REQUIREMENTS: What is the number of lines containing "Output"? Give only that number.
[begin EXTRACTED DATA]
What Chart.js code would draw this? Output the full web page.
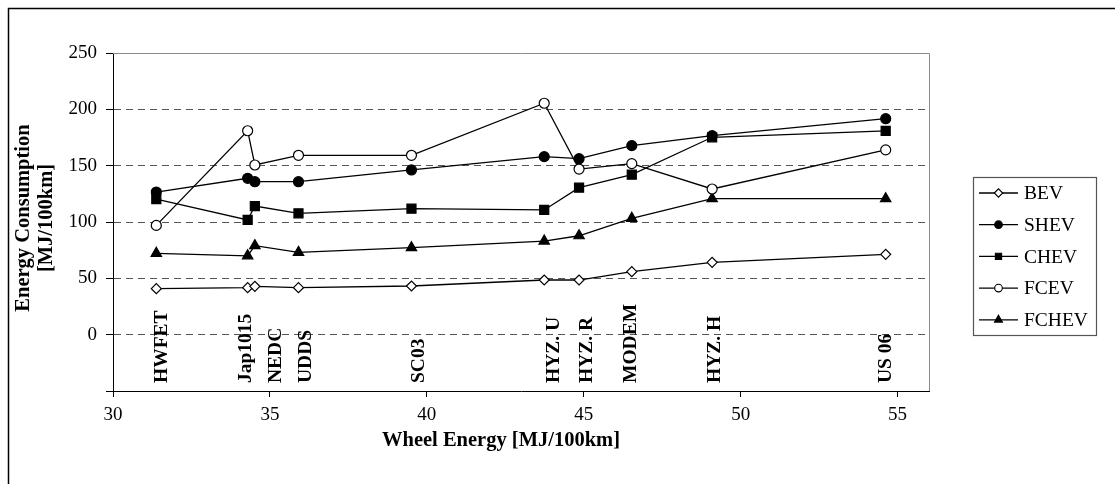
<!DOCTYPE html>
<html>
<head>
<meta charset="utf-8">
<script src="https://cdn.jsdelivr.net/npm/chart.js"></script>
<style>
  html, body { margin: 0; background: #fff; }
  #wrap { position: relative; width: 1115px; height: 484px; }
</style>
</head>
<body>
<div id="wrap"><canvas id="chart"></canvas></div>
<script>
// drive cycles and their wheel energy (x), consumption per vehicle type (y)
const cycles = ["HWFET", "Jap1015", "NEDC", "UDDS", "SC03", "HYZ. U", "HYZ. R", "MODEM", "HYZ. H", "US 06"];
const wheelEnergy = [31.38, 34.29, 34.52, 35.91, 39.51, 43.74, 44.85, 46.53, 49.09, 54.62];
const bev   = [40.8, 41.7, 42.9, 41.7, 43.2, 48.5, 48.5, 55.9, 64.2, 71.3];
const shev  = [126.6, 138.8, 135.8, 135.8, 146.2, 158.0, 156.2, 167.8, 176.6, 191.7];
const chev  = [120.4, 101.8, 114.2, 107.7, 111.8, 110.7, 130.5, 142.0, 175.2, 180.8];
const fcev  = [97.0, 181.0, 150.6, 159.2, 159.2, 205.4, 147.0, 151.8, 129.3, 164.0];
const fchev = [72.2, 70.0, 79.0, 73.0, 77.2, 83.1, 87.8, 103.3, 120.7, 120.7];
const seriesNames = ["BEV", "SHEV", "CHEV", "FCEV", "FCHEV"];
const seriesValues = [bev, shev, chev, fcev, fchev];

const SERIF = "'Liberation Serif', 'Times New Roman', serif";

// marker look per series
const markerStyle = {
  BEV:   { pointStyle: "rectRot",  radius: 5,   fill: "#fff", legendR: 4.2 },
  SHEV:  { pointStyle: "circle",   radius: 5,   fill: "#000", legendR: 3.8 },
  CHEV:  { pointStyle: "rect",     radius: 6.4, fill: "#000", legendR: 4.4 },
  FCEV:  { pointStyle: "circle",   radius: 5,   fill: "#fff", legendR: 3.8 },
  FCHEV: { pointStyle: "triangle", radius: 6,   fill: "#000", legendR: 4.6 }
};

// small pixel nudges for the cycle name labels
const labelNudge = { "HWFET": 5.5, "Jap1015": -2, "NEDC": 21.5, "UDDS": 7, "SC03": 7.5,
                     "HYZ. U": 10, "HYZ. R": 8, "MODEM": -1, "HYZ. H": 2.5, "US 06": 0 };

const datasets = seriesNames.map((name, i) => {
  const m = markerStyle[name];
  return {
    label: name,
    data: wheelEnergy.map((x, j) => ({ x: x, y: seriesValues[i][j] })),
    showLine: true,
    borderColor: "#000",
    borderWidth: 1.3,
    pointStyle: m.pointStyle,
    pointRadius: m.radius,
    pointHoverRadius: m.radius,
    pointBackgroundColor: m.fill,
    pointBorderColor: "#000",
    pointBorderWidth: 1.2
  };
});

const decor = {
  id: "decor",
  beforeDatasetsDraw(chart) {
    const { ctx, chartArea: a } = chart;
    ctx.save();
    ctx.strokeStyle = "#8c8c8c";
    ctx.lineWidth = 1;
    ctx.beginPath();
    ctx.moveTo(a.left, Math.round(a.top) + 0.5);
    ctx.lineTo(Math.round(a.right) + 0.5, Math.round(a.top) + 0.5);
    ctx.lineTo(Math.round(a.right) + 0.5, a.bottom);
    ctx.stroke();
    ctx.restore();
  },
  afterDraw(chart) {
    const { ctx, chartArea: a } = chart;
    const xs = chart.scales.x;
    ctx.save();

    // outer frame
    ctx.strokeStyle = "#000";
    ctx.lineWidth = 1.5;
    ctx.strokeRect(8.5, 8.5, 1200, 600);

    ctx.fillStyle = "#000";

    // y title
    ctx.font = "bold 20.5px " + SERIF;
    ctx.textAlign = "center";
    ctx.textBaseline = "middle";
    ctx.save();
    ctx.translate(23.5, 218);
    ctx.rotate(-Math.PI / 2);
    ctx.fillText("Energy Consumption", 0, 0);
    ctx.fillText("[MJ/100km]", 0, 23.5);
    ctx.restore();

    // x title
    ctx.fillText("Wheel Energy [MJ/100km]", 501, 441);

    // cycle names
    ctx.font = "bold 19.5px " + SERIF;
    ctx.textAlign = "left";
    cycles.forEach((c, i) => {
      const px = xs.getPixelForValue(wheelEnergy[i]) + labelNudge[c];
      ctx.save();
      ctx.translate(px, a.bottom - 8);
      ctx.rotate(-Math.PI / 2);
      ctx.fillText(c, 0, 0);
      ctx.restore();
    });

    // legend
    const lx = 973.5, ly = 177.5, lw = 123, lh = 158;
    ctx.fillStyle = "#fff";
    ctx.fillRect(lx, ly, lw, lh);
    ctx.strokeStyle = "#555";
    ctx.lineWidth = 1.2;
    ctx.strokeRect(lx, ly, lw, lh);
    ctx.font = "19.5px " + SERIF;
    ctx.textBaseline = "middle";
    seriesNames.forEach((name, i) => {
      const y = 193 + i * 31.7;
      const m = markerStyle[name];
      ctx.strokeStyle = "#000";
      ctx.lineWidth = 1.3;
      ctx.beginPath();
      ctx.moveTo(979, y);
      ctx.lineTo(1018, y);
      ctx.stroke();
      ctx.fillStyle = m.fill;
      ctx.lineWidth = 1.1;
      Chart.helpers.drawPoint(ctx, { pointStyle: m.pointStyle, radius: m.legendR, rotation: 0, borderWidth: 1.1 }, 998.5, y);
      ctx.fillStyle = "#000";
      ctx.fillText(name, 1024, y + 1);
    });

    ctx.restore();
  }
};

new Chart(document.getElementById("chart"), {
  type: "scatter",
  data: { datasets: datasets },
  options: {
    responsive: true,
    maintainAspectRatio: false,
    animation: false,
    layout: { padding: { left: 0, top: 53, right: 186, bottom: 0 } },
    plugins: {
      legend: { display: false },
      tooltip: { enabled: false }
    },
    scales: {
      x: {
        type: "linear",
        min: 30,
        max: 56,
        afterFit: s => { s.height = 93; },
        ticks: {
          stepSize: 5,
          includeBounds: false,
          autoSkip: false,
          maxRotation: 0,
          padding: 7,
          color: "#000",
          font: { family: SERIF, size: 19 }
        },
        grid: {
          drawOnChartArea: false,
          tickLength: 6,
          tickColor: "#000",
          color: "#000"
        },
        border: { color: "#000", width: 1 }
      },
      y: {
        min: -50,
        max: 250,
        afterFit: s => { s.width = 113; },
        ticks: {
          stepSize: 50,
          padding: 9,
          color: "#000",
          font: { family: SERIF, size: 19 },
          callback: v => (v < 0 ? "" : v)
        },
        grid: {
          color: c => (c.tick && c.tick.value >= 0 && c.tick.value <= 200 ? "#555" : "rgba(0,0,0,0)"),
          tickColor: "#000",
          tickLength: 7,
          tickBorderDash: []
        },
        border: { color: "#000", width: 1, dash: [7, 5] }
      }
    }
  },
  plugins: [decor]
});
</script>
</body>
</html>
[end EXTRACTED DATA]
[begin EXTRACTED DATA]
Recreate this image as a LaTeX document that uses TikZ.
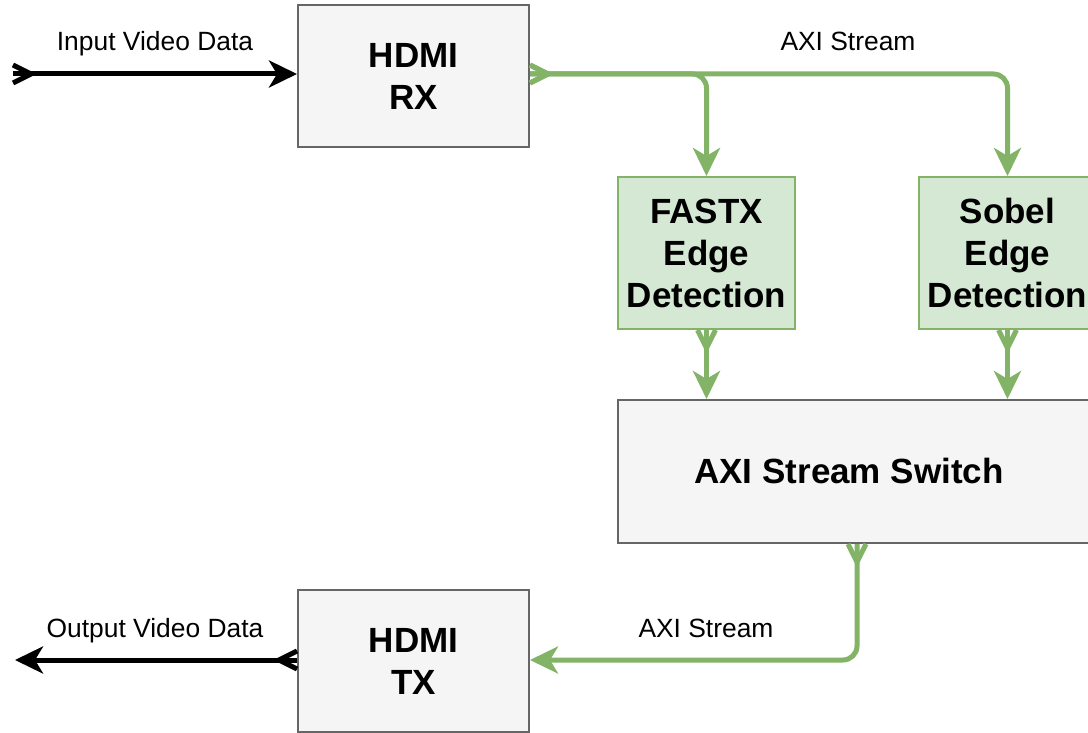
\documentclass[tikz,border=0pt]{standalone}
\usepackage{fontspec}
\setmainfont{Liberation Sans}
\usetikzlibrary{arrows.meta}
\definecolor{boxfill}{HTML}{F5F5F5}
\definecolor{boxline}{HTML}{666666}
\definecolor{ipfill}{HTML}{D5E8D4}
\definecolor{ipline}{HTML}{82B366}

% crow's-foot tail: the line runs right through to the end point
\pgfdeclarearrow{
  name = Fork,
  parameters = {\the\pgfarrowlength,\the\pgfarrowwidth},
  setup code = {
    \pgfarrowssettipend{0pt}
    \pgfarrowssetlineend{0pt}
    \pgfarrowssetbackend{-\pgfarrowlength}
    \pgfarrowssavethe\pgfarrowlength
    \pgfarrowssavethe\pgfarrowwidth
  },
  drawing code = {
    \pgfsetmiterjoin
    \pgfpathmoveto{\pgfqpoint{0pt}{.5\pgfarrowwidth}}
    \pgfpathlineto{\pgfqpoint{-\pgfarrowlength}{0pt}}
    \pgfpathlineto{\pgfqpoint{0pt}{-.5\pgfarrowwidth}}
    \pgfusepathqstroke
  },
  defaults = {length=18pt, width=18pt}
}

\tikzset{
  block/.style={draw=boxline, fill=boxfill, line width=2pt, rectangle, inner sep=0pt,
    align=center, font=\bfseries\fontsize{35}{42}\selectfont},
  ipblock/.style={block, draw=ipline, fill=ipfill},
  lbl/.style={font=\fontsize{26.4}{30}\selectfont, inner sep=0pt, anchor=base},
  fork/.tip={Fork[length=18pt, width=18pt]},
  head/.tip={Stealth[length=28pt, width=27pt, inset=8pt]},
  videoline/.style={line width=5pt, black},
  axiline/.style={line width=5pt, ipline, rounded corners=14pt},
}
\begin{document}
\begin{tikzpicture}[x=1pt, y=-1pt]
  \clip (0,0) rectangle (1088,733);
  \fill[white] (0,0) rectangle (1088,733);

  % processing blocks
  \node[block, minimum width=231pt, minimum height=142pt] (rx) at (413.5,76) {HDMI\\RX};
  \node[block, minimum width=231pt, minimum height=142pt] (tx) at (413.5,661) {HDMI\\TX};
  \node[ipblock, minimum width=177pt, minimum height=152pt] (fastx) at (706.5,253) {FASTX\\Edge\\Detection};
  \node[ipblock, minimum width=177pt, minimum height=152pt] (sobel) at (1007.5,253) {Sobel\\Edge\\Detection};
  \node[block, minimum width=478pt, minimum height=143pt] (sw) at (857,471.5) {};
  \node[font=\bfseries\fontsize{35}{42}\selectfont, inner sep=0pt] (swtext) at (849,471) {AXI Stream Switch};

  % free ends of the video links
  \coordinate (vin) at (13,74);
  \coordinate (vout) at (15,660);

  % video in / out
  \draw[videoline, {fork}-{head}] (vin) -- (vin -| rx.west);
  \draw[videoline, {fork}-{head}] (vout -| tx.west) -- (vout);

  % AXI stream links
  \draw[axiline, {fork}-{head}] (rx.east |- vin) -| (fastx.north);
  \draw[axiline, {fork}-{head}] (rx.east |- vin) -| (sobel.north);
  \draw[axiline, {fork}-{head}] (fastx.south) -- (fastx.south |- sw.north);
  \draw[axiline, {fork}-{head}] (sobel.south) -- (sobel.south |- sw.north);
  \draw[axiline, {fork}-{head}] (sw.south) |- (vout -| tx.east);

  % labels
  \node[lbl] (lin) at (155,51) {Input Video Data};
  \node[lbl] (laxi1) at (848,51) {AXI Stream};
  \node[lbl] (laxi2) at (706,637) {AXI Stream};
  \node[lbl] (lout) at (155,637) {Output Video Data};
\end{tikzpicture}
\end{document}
[end EXTRACTED DATA]
[begin EXTRACTED DATA]
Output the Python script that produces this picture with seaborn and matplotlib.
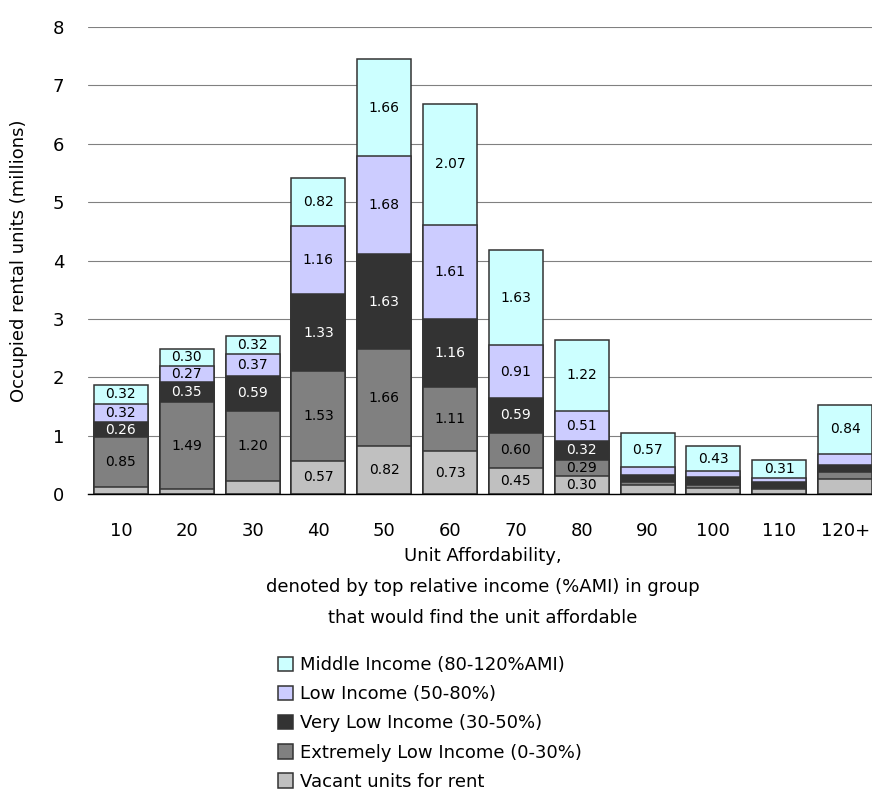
[end EXTRACTED DATA]
ANSWER FOR THE TASK: 3